* Begin Provided material *

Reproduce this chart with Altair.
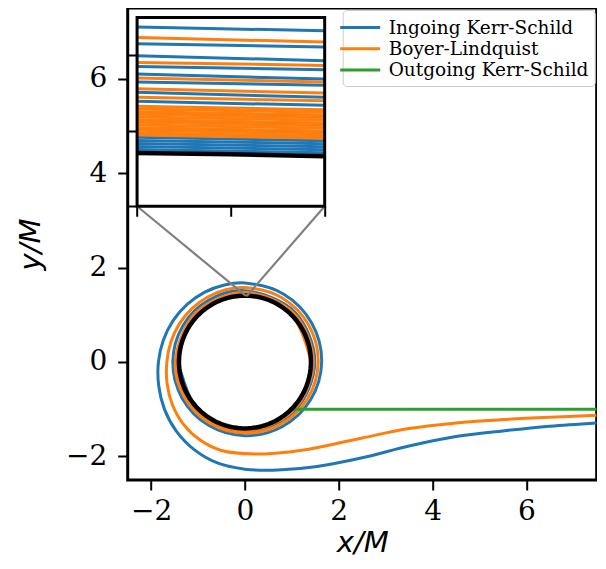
import altair as alt
import numpy as np
import pandas as pd

# ---------------- data ----------------
names = ["Ingoing Kerr-Schild", "Boyer-Lindquist", "Outgoing Kerr-Schild"]
colors = ["#1f77b4", "#ff7f0e", "#2ca02c"]

x_domain = [-2.5, 7.5]
y_domain = [-2.5, 7.5]
x_ticks = [-2, 0, 2, 4, 6]
y_ticks = [-2, 0, 2, 4, 6]

horizon_r = 1.4072

# Ingoing Kerr-Schild: incoming leg in (x, y), then windings in (phi [deg], r)
blue_x = [7.5, 6.5, 5.5, 4.5, 3.5, 2.5, 1.5, 0.7, 0.0]
blue_y = [-1.29, -1.36, -1.46, -1.58, -1.78, -2.03, -2.22, -2.29, -2.27]
blue_phi = [-105, -120, -135, -150, -165, -180, -195, -210, -225, -240, -255, -270,
            -300, -330, -360, -390, -420, -450, -480, -510, -540, -570, -600, -630,
            -675, -720, -765, -810, -855, -900, -945, -990, -1035, -1080, -1125,
            -1170, -1215, -1260]
blue_r = [2.22, 2.15, 2.07, 1.985, 1.905, 1.845, 1.80, 1.765, 1.735, 1.71, 1.69, 1.675,
          1.658, 1.646, 1.636, 1.612, 1.583, 1.56, 1.549, 1.543, 1.538, 1.53, 1.52, 1.51,
          1.50, 1.49, 1.48, 1.47, 1.462, 1.455, 1.448, 1.442, 1.437, 1.433, 1.429,
          1.426, 1.423, 1.42]

# Boyer-Lindquist
orange_x = [7.5, 6.5, 5.5, 4.5, 3.5, 2.5, 1.5, 0.9, 0.3]
orange_y = [-1.13, -1.17, -1.22, -1.29, -1.41, -1.61, -1.82, -1.91, -1.95]
orange_phi = [-105, -120, -135, -150, -165, -180, -195, -210, -225, -240, -255, -270,
              -300, -330, -360, -390, -420, -450, -480, -510, -540, -585, -630, -675,
              -720, -765, -810, -855, -900, -945, -990, -1035, -1080, -1125, -1170,
              -1215, -1260, -1305, -1350, -1395, -1440]
orange_r = [1.94, 1.91, 1.86, 1.79, 1.72, 1.665, 1.635, 1.615, 1.60, 1.59, 1.583, 1.577,
            1.572, 1.568, 1.562, 1.545, 1.525, 1.505, 1.495, 1.49, 1.485, 1.478, 1.47, 1.465,
            1.46, 1.455, 1.45, 1.445, 1.44, 1.437, 1.434, 1.431, 1.428, 1.425, 1.422,
            1.42, 1.418, 1.416, 1.414, 1.412, 1.41]

# Outgoing Kerr-Schild
green_x = [0.99, 7.5]
green_y = [-1.0, -1.0]

# Inset window and the crossings seen in it (y at left / right edge of window)
inset_xwin = [0.02, 0.04]
inset_ywin = [1.40, 1.425]
inset_xticks = [0.02, 0.03, 0.04]
inset_yticks = [1.40, 1.41, 1.42]
inset_blue_left = [1.42372, 1.42152, 1.41993, 1.41852, 1.41750, 1.41645, 1.41508, 1.41389,
                   1.41235, 1.41124, 1.41027, 1.40912, 1.40872, 1.40832, 1.40792, 1.40752]
inset_blue_right = [1.42324, 1.42108, 1.41927, 1.41808, 1.41684, 1.41601, 1.41442, 1.41336,
                    1.41191, 1.41080, 1.40983, 1.40868, 1.40828, 1.40788, 1.40748, 1.40708]
inset_orange_left = [1.42235, 1.41905, 1.41698, 1.41556, 1.41442, 1.41323, 1.41288, 1.41252,
                     1.41217, 1.41182, 1.41146, 1.41111, 1.41076, 1.41041, 1.41005, 1.40970, 1.40945]
inset_orange_right = [1.42174, 1.41865, 1.41645, 1.41499, 1.41398, 1.41279, 1.41244, 1.41208,
                      1.41173, 1.41138, 1.41102, 1.41067, 1.41032, 1.40997, 1.40961, 1.40926, 1.40900]

# inset placement in axes fractions [left, bottom, width, height]
inset_box = [0.02, 0.58, 0.40, 0.40]

# ---------------- layout ----------------
W, H = 469, 472
FONT_SERIF = "DejaVu Serif"
FONT_MATH = "DejaVu Sans"
LW = 3.0


def traj(xs, ys, phis, rs, name):
    ph = np.radians(np.array(phis, dtype=float))
    r = np.array(rs, dtype=float)
    X = list(xs) + list(r * np.cos(ph))
    Y = list(ys) + list(r * np.sin(ph))
    return pd.DataFrame({"x": X, "y": Y, "i": range(len(X)), "series": name})


df_blue = traj(blue_x, blue_y, blue_phi, blue_r, names[0])
df_orange = traj(orange_x, orange_y, orange_phi, orange_r, names[1])
df_green = pd.DataFrame({"x": green_x, "y": green_y, "i": range(len(green_x)), "series": names[2]})

th = np.radians(np.arange(0, 361, 3))
df_hor = pd.DataFrame({"x": horizon_r * np.cos(th), "y": horizon_r * np.sin(th), "i": range(len(th))})

# connectors from inset lower corners to the zoomed window
xspan = x_domain[1] - x_domain[0]
yspan = y_domain[1] - y_domain[0]
cx0 = x_domain[0] + inset_box[0] * xspan
cx1 = x_domain[0] + (inset_box[0] + inset_box[2]) * xspan
cy = y_domain[0] + inset_box[1] * yspan
df_conn = pd.DataFrame({
    "c": [0, 0, 1, 1],
    "x": [cx0, inset_xwin[0], cx1, inset_xwin[1]],
    "y": [cy, inset_ywin[0], cy, inset_ywin[0]],
})
df_win = pd.DataFrame({"x": [inset_xwin[0]], "x2": [inset_xwin[1]],
                       "y": [inset_ywin[0]], "y2": [inset_ywin[1]]})

xs_main = alt.Scale(domain=x_domain, nice=False, zero=False)
ys_main = alt.Scale(domain=y_domain, nice=False, zero=False)
color_scale = alt.Scale(domain=names, range=colors)

x_axis = alt.Axis(values=x_ticks, title="x/M", labelPadding=8, titlePadding=3)
y_axis = alt.Axis(values=y_ticks, title="y/M", labelPadding=11, titlePadding=20)

legend = alt.Legend(
    orient="top-right", title=None, offset=2, padding=6,
    fillColor="white", strokeColor="#cccccc", cornerRadius=4,
    labelFont=FONT_SERIF, labelFontSize=18.5, labelColor="black", labelLimit=400,
    symbolType="M-2,0H2", symbolSize=400, symbolStrokeWidth=3, symbolOffset=0,
    labelOffset=17, rowPadding=0.3,
)


def main_line(df, interp="catmull-rom"):
    return alt.Chart(df).mark_line(strokeWidth=LW, interpolate=interp, clip=True).encode(
        x=alt.X("x:Q", scale=xs_main, axis=x_axis),
        y=alt.Y("y:Q", scale=ys_main, axis=y_axis),
        order="i:Q",
        color=alt.Color("series:N", scale=color_scale, legend=legend),
    )


blue_layer = main_line(df_blue)
orange_layer = main_line(df_orange)
green_layer = main_line(df_green, "linear")
hor_layer = alt.Chart(df_hor).mark_line(color="black", strokeWidth=4.5).encode(
    x=alt.X("x:Q", scale=xs_main, axis=x_axis),
    y=alt.Y("y:Q", scale=ys_main, axis=y_axis),
    order="i:Q",
)
win_layer = alt.Chart(df_win).mark_rect(fillOpacity=0, stroke="gray", strokeWidth=1).encode(
    x=alt.X("x:Q", scale=xs_main, axis=x_axis), x2="x2:Q",
    y=alt.Y("y:Q", scale=ys_main, axis=y_axis), y2="y2:Q",
)
conn_layer = alt.Chart(df_conn).mark_line(color="gray", strokeWidth=2.2).encode(
    x=alt.X("x:Q", scale=xs_main, axis=x_axis),
    y=alt.Y("y:Q", scale=ys_main, axis=y_axis),
    detail="c:N",
)

main = alt.layer(blue_layer, orange_layer, green_layer, hor_layer, win_layer, conn_layer)

# ---- inset (own scales, mapped onto the inset box)
ix_span = (inset_xwin[1] - inset_xwin[0]) / inset_box[2]
ix0 = inset_xwin[0] - inset_box[0] * ix_span
iy_span = (inset_ywin[1] - inset_ywin[0]) / inset_box[3]
iy0 = inset_ywin[0] - inset_box[1] * iy_span
xs_in = alt.Scale(domain=[ix0, ix0 + ix_span], nice=False, zero=False)
ys_in = alt.Scale(domain=[iy0, iy0 + iy_span], nice=False, zero=False)

ix_axis = alt.Axis(orient="bottom", offset=-inset_box[1] * H, values=inset_xticks, labels=False,
                   domain=False, grid=False, title=None, tickSize=10, tickWidth=2)
iy_axis = alt.Axis(orient="left", offset=-inset_box[0] * W, values=inset_yticks, labels=False,
                   domain=False, grid=False, title=None, tickSize=10, tickWidth=2)


def seg_df(left, right, name):
    rows = []
    for k, (a, b) in enumerate(zip(left, right)):
        rows.append({"seg": k, "x": inset_xwin[0], "y": a, "series": name})
        rows.append({"seg": k, "x": inset_xwin[1], "y": b, "series": name})
    return pd.DataFrame(rows)


df_in_blue = seg_df(inset_blue_left, inset_blue_right, names[0])
df_in_orange = seg_df(inset_orange_left, inset_orange_right, names[1])
hx = np.array(inset_xticks)
df_in_hor = pd.DataFrame({"x": hx, "y": np.sqrt(horizon_r ** 2 - hx ** 2), "i": range(len(hx))})

in_bg = alt.Chart(df_win).mark_rect(fill="white").encode(
    x=alt.X("x:Q", scale=xs_in, axis=ix_axis), x2="x2:Q",
    y=alt.Y("y:Q", scale=ys_in, axis=iy_axis), y2="y2:Q",
)


def in_line(df):
    return alt.Chart(df).mark_line(strokeWidth=LW).encode(
        x=alt.X("x:Q", scale=xs_in, axis=ix_axis),
        y=alt.Y("y:Q", scale=ys_in, axis=iy_axis),
        detail="seg:N",
        color=alt.Color("series:N", scale=color_scale, legend=legend),
    )


in_hor = alt.Chart(df_in_hor).mark_line(color="black", strokeWidth=4.5).encode(
    x=alt.X("x:Q", scale=xs_in, axis=ix_axis),
    y=alt.Y("y:Q", scale=ys_in, axis=iy_axis),
    order="i:Q",
)
in_frame = alt.Chart(df_win).mark_rect(fillOpacity=0, stroke="black", strokeWidth=3).encode(
    x=alt.X("x:Q", scale=xs_in, axis=ix_axis), x2="x2:Q",
    y=alt.Y("y:Q", scale=ys_in, axis=iy_axis), y2="y2:Q",
)

inset = alt.layer(in_bg, in_line(df_in_blue), in_line(df_in_orange), in_hor, in_frame)

chart = alt.layer(main, inset).resolve_scale(x="independent", y="independent").properties(
    width=W, height=H, padding={"left": 7.7, "top": 0, "right": 0, "bottom": 0}
).configure_view(
    stroke="black", strokeWidth=3
).configure_axis(
    grid=False, domain=False,
    labelFont=FONT_SERIF, labelFontSize=28, labelColor="black",
    tickColor="black", tickSize=10, tickWidth=2,
    titleFont=FONT_MATH, titleFontSize=29, titleFontStyle="italic", titleFontWeight="normal",
    titleColor="black",
)

chart.save("out.html", embed_options={"renderer": "svg", "actions": False})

* End Provided material *

→ **Prompt**: Pictures are excluded; extract exactly the lines from the start of the data through the line that holds "horizon_r = 1.4072", both ends included.

→ **Answer to the exercise**:
Reproduce this chart with Altair.
import altair as alt
import numpy as np
import pandas as pd

# ---------------- data ----------------
names = ["Ingoing Kerr-Schild", "Boyer-Lindquist", "Outgoing Kerr-Schild"]
colors = ["#1f77b4", "#ff7f0e", "#2ca02c"]

x_domain = [-2.5, 7.5]
y_domain = [-2.5, 7.5]
x_ticks = [-2, 0, 2, 4, 6]
y_ticks = [-2, 0, 2, 4, 6]

horizon_r = 1.4072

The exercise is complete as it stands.